Новый фильм живого классика Питера Гринуэя стал одним из главных событий минувшего Берлинского кинофестиваля, а российских киноманов взбудоражил еще раньше. В самом начале года режиссер оказался в центре скандала, связанного со второй частью дилогии об Эйзенштейне. В Минкульте, предоставившем Гринуэю часть бюджета картины и доступ к архивным материалам, узнали, что он планирует рассказать о гомосексуальном опыте автора «Броненосца «Потемкина», во время съемок фильма «Да здравствует Мексика». Позднее, впрочем, выяснилось, что отзыв финансирования никак не повлияет на реализацию замысла, поскольку картина к тому моменту уже была готова для показа в Берлине. В свою очередь, три сеанса на ММКФ стали для россиян, возможно, единственным шансом увидеть «Эйзенштейна в Гуанахуато» на большом экране: прокатная судьба фильма пока представляется крайне туманной.
Речь в нем идет об апокрифическом, с точки зрения официальных биографов, эпизоде из жизни советского гения.
Согласно некоторым свидетельствам, во время визита в Мексику исследования ярко проявленных в местной культуре Эроса и Танатоса привели Эйзенштейна к краткому роману с приставленным к нему гидом. Импозантный Паломино Каньедо по собственной инициативе ввел режиссера в мир наслаждений, за которые в СССР, как гласят закрывающие титры, вскоре начали ссылать в Сибирь.
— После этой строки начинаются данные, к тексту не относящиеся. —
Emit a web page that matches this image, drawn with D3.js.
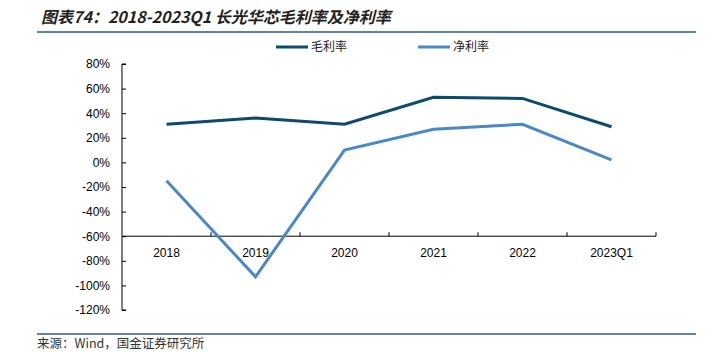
<!DOCTYPE html>
<html><head><meta charset="utf-8">
<script src="https://cdn.jsdelivr.net/npm/d3@7"></script>
<style>
body{margin:0;background:#fff;}
svg text{font-family:"Liberation Sans",Arial,sans-serif;}
</style></head>
<body><svg id="c" width="712" height="352"></svg>
<script>
const years = ['2018','2019','2020','2021','2022','2023Q1'];
const gross = [31, 36, 31, 53, 52, 29];   // 毛利率 %
const net = [-15, -93, 10, 27, 31, 2];    // 净利率 %
const yTicks = [80,60,40,20,0,-20,-40,-60,-80,-100,-120];
const seriesNames = ['毛利率','净利率'];
const colors = ['#0c4a6e','#4a88c7'];

const svg = d3.select('#c');
const cjk = '"Noto Sans CJK SC","Noto Sans CJK JP",sans-serif';

// title + rules
svg.append('text').attr('x',41).attr('y',23)
  .style('font-size','16px').style('font-weight','bold').style('font-style','italic')
  .style('font-family',cjk).style('fill','#222')
  .text('图表74：2018-2023Q1 长光华芯毛利率及净利率');
svg.append('line').attr('x1',37).attr('x2',696).attr('y1',32).attr('y2',32)
  .attr('stroke','#2a5b86').attr('stroke-width',1.5);
svg.append('line').attr('x1',37).attr('x2',696).attr('y1',334).attr('y2',334)
  .attr('stroke','#2a5b86').attr('stroke-width',1.5);
svg.append('text').attr('x',37).attr('y',348)
  .style('font-size','12.5px').style('font-family',cjk).style('fill','#333')
  .text('来源：Wind，国金证券研究所');

const x = d3.scaleBand().domain(years).range([122,656]);
const y = d3.scaleLinear().domain([-120,80]).range([310,64]);

// y axis
const ya = svg.append('g').attr('transform','translate(122,0)')
  .call(d3.axisRight(y).tickValues(yTicks).tickSize(4).tickFormat(d=>d+'%'));
ya.select('.domain').attr('d',`M4,${y(80)}H0V${y(-120)}H4`).attr('stroke','#000');
ya.selectAll('text').attr('x',-12).attr('text-anchor','end')
  .style('font-size','12px').style('fill','#000');

// x axis at -60%
const xa = svg.append('g').attr('transform',`translate(0,${y(-60)})`)
  .call(d3.axisBottom(x).tickSize(0));
xa.select('.domain').attr('d',`M122,0H656`).attr('stroke','#000');
xa.selectAll('text').attr('y',12).style('font-size','12px').style('fill','#000');
xa.selectAll('.bnd').data(years).join('line')
  .attr('x1',d=>x(d)+x.bandwidth()).attr('x2',d=>x(d)+x.bandwidth())
  .attr('y1',0).attr('y2',-4).attr('stroke','#000');

// lines
const line = d3.line().x((d,i)=>x(years[i])+x.bandwidth()/2).y(d=>y(d));
[gross, net].forEach((s,k)=>{
  svg.append('path').datum(s).attr('d',line).attr('fill','none')
    .attr('stroke',colors[k]).attr('stroke-width',3);
});

// legend
const lx = [276, 418];
seriesNames.forEach((n,k)=>{
  svg.append('line').attr('x1',lx[k]).attr('x2',lx[k]+32).attr('y1',47).attr('y2',47)
    .attr('stroke',colors[k]).attr('stroke-width',3);
  svg.append('text').attr('x',lx[k]+35).attr('y',51).style('font-size','12px')
    .style('font-family',cjk).style('fill','#222').text(n);
});
</script></body></html>
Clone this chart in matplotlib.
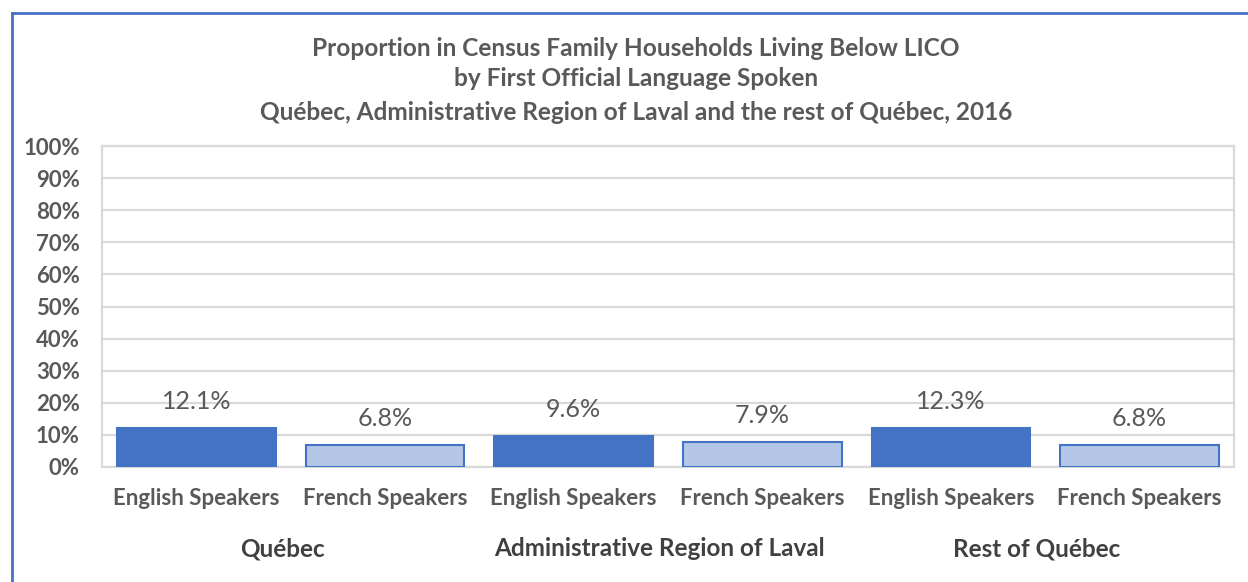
import matplotlib.pyplot as plt
from matplotlib.lines import Line2D

plt.rcParams['font.family'] = ['Lato', 'DejaVu Sans']

groups = ['Québec', 'Administrative Region of Laval', 'Rest of Québec']
speakers = ['English Speakers', 'French Speakers']
english = [12.1, 9.6, 12.3]
french = [6.8, 7.9, 6.8]
title_lines = ['Proportion in Census Family Households Living Below LICO',
               'by First Official Language Spoken',
               'Québec, Administrative Region of Laval and the rest of Québec, 2016']

dark = '#4472C4'
light = '#B4C7E7'
grey = '#595959'
grid = '#D9D9D9'

values = []
colors = []
labels = []
for e, f in zip(english, french):
    values += [e, f]
    colors += [dark, light]
    labels += speakers
xs = list(range(len(values)))

fig = plt.figure(figsize=(12.48, 5.82), dpi=100)
ax = fig.add_axes([0.0817, 0.1976, 0.9071, 0.5515])

bars = ax.bar(xs, values, width=0.84, color=colors, edgecolor=dark, linewidth=1.5, zorder=3)
for b, v in zip(bars, values):
    ax.annotate(f'{v:.1f}%', (b.get_x() + b.get_width() / 2, v), xytext=(0, 19),
                textcoords='offset points', ha='center', va='center',
                fontsize=18, color=grey, zorder=4)

ax.set_xlim(-0.5, len(values) - 0.5)
ax.set_ylim(0, 100)
ax.set_yticks(range(0, 101, 10))
ax.set_yticklabels([f'{t}%' for t in range(0, 101, 10)])
ax.yaxis.grid(True, color=grid, linewidth=1.6, zorder=0)
ax.set_xticks(xs)
ax.set_xticklabels(labels)
ax.tick_params(axis='both', length=0, colors=grey)
ax.tick_params(axis='y', pad=16, labelsize=16)
ax.tick_params(axis='x', pad=15, labelsize=16)
for lab in ax.get_xticklabels() + ax.get_yticklabels():
    lab.set_fontweight('bold')
for s in ax.spines.values():
    s.set_color(grid)
    s.set_linewidth(1.6)

trans = ax.get_xaxis_transform()
for i, g in enumerate(groups):
    ax.annotate(g, (2 * i + 0.5, 0), xycoords=trans, xytext=(-6, -59),
                textcoords='offset points', ha='center', va='center',
                fontsize=17.5, fontweight='bold', color='#404040')

for y, line in zip([48, 79, 112], title_lines):
    fig.text(636 / 1248, 1 - y / 582, line, ha='center', va='center',
             fontsize=17.6, fontweight='bold', color=grey)

# blue chart frame (left and top edges visible)
fig.add_artist(Line2D([12 / 1248, 12 / 1248], [0, 1 - 13 / 582], transform=fig.transFigure,
                      color=dark, linewidth=2))
fig.add_artist(Line2D([12 / 1248, 1], [1 - 13 / 582, 1 - 13 / 582], transform=fig.transFigure,
                      color=dark, linewidth=2))

fig.savefig('out.png', dpi=100)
Собственно, десятиминутная сцена первого соития героев является не только композиционным центром картины, но и, судя по всему, тем, ради чего Гринуэй вообще затеял байопик Эйзенштейна.
Британский режиссер всегда подробнейшим образом исследовал разные аспекты телесности, к которым тяготели его любимые голландские художники.
Несколько предыдущих фильмов он и вовсе посвятил реконструкциям известных картин, сделав себя их участником и комментатором. На сей раз он все же вернулся к более привычным киноформам, хотя на месте остались и эксперименты с экраном и необычные кадры вроде диалога на крыше, в процессе которого камера непрерывно кружится вокруг героев, вызывая легкое головокружение и у зрителя. Гринуэй не позволяет забыть и о том, что прежде всего он художник и в истории Эйзенштейна его интересует повод обратиться, с одной стороны, к мексиканской культуре, а с другой — к теме раскрепощения и познания собственного тела. Именно поэтому лучшими в фильме стали сцены мексиканского Дня мертвых, прогулки по кладбищу и разглядывания героем собственного нагого тела.
С другой стороны, когда во второй части приходит время показать реальные переживания Эйзенштейна, энергичное поначалу действие начинает буксовать и вязнет в каскаде ложных финалов.
Иными словами, собственно судьба одного из самых неизвестных на самом деле советских гениев ушла на второй, а то и на третий план. Эйзенштейн предстает в фильме эксцентриком, стеснительным шутом, обаятельным болтуном — кем угодно, но явно не тем, кем он был в реальности. Особенно поверхностность взгляда режиссера становится очевидна, когда он монтирует кадры картины с реальными фотографиями Сергея Михайловича. Одного взгляда на них достаточно, чтобы понять: сексуальная неудовлетворенность все же слишком простое объяснение для горящего в его глазах огня безумного гения. Очевидным, впрочем, становится и еще одно: первый громкий фильм об Эйзенштейне по факту был сделан без всякого участия российской стороны, и вот в этом Гринуэя обвинить уже никак не выйдет.